Short task: Starting at the top of the listing, extract every line up to and including the one with "ax = fig.add_axes([77". Pictures stay out of the copy.
====
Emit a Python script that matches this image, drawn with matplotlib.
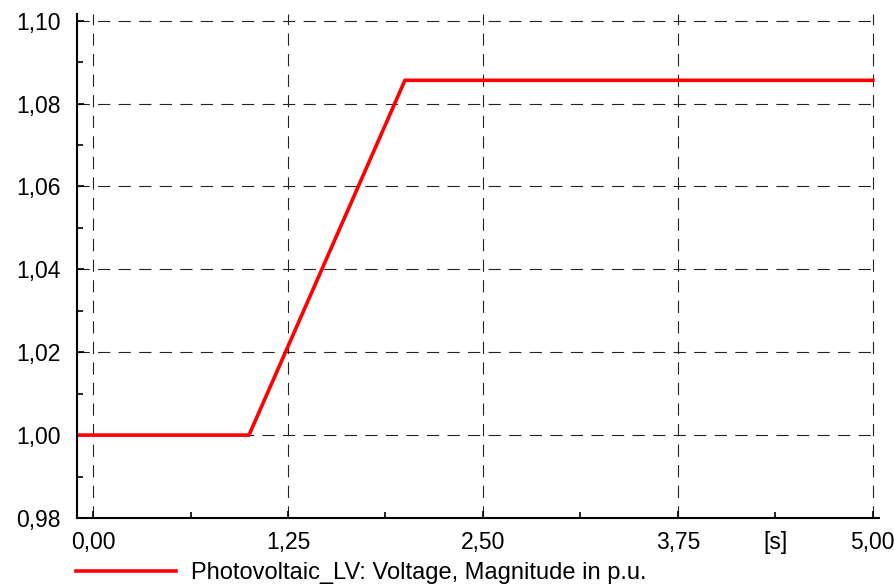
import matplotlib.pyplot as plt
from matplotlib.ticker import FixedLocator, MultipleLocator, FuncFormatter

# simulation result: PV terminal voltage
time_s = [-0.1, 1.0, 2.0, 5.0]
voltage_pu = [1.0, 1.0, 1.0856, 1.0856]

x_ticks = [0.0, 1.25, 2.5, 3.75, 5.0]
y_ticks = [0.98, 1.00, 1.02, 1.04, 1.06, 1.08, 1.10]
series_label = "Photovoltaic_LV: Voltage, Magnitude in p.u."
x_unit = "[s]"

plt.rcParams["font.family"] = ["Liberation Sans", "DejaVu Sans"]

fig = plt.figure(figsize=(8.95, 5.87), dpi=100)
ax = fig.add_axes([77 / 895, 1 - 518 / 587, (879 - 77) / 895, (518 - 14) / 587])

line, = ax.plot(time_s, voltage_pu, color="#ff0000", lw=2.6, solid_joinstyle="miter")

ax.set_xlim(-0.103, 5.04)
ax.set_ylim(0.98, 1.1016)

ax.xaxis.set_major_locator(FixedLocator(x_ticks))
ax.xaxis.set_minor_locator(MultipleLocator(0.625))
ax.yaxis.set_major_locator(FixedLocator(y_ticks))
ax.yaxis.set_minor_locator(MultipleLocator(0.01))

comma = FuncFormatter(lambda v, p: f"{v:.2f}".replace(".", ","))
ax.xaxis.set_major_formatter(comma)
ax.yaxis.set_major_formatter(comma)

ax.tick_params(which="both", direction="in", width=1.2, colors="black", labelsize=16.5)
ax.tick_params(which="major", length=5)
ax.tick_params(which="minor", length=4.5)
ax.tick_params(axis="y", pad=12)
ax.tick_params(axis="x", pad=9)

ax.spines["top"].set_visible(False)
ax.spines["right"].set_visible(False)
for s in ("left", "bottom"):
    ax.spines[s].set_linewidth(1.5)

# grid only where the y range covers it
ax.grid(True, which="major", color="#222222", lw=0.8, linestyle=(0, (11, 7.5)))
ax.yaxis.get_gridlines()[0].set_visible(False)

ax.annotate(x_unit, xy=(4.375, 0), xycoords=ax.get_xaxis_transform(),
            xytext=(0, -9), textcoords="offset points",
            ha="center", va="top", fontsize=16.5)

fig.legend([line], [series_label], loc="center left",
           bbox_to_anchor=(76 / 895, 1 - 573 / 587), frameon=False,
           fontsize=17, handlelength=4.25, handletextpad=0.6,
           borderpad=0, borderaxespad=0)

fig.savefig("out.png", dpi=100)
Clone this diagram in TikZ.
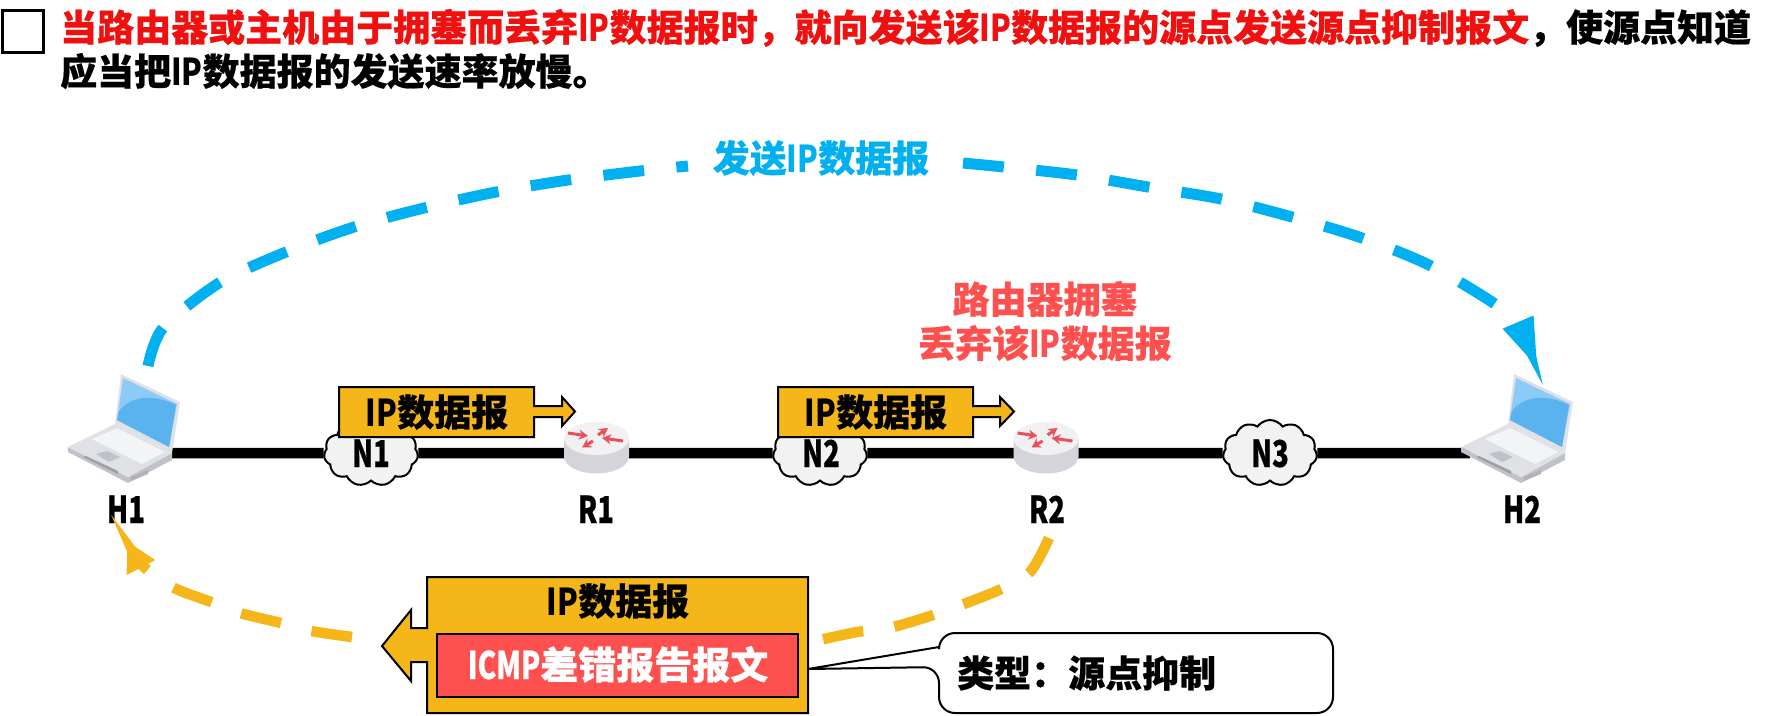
====
Answer for the task:
Emit a Python script that matches this image, drawn with matplotlib.
import matplotlib.pyplot as plt
from matplotlib.ticker import FixedLocator, MultipleLocator, FuncFormatter

# simulation result: PV terminal voltage
time_s = [-0.1, 1.0, 2.0, 5.0]
voltage_pu = [1.0, 1.0, 1.0856, 1.0856]

x_ticks = [0.0, 1.25, 2.5, 3.75, 5.0]
y_ticks = [0.98, 1.00, 1.02, 1.04, 1.06, 1.08, 1.10]
series_label = "Photovoltaic_LV: Voltage, Magnitude in p.u."
x_unit = "[s]"

plt.rcParams["font.family"] = ["Liberation Sans", "DejaVu Sans"]

fig = plt.figure(figsize=(8.95, 5.87), dpi=100)
ax = fig.add_axes([77 / 895, 1 - 518 / 587, (879 - 77) / 895, (518 - 14) / 587])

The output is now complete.